▶ REQUIREMENTS: List each line in which the string "this" appears.

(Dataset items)

• • •

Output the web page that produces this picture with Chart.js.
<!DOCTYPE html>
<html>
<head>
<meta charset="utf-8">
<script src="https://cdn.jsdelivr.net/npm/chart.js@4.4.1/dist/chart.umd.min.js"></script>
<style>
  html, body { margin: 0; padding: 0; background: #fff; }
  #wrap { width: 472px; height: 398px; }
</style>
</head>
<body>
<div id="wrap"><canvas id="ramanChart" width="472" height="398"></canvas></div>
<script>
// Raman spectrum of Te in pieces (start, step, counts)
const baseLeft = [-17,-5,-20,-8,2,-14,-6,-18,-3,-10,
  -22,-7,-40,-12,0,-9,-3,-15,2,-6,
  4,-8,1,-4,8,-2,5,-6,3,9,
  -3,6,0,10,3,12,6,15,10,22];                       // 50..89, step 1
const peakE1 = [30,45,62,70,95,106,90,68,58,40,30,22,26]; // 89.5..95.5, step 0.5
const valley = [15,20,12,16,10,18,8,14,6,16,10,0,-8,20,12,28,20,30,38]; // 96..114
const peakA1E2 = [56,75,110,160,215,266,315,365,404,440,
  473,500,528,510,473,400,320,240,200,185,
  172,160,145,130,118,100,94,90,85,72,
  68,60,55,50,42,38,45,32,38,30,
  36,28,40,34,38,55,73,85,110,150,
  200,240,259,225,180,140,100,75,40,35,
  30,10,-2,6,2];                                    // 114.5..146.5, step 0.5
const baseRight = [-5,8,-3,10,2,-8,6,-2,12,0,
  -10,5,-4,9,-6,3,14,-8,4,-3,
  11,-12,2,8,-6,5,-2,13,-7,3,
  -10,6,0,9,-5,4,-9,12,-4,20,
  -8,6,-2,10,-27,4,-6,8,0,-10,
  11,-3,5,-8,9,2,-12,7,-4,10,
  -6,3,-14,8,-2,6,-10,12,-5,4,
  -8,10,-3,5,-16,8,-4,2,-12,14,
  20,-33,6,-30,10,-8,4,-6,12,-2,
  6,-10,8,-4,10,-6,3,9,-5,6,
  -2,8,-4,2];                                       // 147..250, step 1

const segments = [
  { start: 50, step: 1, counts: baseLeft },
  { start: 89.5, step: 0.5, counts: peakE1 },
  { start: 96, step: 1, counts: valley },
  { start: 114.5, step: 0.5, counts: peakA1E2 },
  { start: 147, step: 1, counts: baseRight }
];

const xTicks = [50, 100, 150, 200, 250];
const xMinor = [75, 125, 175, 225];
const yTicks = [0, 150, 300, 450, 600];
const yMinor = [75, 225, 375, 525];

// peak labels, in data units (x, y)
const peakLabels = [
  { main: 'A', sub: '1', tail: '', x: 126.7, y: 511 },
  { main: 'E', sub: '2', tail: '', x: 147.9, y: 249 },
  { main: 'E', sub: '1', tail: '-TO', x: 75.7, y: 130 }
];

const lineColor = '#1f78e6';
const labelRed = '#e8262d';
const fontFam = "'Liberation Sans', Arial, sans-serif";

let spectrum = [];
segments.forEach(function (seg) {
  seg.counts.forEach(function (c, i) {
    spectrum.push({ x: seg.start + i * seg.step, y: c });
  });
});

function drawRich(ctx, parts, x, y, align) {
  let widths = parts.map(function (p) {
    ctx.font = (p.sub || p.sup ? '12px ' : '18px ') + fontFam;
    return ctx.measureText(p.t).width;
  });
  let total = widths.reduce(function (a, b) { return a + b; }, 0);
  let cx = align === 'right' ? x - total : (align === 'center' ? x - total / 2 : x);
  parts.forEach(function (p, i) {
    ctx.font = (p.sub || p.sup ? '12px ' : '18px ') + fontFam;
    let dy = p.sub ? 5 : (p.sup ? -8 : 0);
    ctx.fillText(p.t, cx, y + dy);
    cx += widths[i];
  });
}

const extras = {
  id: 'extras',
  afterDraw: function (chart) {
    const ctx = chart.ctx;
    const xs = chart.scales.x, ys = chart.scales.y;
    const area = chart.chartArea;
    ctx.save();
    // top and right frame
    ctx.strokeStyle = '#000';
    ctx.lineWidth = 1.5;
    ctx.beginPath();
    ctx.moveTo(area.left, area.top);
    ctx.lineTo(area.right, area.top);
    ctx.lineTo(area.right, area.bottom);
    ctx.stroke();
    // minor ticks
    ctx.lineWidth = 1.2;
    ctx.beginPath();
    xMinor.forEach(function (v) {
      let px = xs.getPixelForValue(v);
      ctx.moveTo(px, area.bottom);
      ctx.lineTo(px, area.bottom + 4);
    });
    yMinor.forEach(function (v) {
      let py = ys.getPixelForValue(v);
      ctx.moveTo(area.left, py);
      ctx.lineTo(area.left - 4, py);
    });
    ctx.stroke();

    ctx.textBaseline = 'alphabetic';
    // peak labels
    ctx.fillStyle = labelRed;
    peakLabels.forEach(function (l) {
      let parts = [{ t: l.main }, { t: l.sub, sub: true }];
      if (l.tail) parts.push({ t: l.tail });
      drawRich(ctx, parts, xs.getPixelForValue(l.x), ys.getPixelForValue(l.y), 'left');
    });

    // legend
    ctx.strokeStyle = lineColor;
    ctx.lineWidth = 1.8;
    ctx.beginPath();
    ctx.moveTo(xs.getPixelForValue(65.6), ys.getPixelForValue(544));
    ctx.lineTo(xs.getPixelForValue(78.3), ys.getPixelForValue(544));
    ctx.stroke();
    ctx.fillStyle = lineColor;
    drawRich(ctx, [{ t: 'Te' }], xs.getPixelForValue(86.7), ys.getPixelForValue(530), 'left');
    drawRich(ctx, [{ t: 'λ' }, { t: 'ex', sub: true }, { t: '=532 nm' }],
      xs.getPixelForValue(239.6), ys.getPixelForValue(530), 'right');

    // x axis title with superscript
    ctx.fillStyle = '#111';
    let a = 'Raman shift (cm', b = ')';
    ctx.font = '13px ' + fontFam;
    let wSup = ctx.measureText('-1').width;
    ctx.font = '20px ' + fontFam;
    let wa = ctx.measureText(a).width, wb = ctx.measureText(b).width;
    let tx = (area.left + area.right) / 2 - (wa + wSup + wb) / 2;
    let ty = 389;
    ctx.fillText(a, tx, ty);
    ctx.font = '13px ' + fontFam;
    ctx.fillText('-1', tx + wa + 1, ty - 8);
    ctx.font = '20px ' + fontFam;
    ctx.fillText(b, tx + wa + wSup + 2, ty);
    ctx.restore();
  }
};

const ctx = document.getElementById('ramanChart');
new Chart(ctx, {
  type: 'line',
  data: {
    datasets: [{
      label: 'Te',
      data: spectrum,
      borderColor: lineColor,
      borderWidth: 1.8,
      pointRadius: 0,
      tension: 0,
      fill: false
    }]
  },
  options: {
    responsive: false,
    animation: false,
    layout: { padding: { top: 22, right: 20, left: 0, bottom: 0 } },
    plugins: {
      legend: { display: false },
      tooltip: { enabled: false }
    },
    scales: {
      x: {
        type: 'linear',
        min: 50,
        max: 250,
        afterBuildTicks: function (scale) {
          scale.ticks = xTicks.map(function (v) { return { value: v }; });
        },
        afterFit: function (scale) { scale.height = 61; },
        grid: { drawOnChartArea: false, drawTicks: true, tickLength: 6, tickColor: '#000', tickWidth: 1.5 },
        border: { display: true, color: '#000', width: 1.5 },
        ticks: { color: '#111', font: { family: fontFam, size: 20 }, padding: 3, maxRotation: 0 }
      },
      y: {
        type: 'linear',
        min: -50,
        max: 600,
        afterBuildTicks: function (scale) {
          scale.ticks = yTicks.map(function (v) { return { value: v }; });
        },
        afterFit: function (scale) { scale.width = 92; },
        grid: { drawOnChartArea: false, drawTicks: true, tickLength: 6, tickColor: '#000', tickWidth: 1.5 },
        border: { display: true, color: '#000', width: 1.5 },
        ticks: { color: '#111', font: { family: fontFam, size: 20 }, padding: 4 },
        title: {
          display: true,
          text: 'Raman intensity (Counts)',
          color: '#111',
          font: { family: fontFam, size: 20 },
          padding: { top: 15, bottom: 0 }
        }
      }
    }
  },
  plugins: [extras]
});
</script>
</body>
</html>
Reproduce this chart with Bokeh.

• • •

▶ RESPONSE:
Output the web page that produces this picture with Chart.js.
Reproduce this chart with Bokeh.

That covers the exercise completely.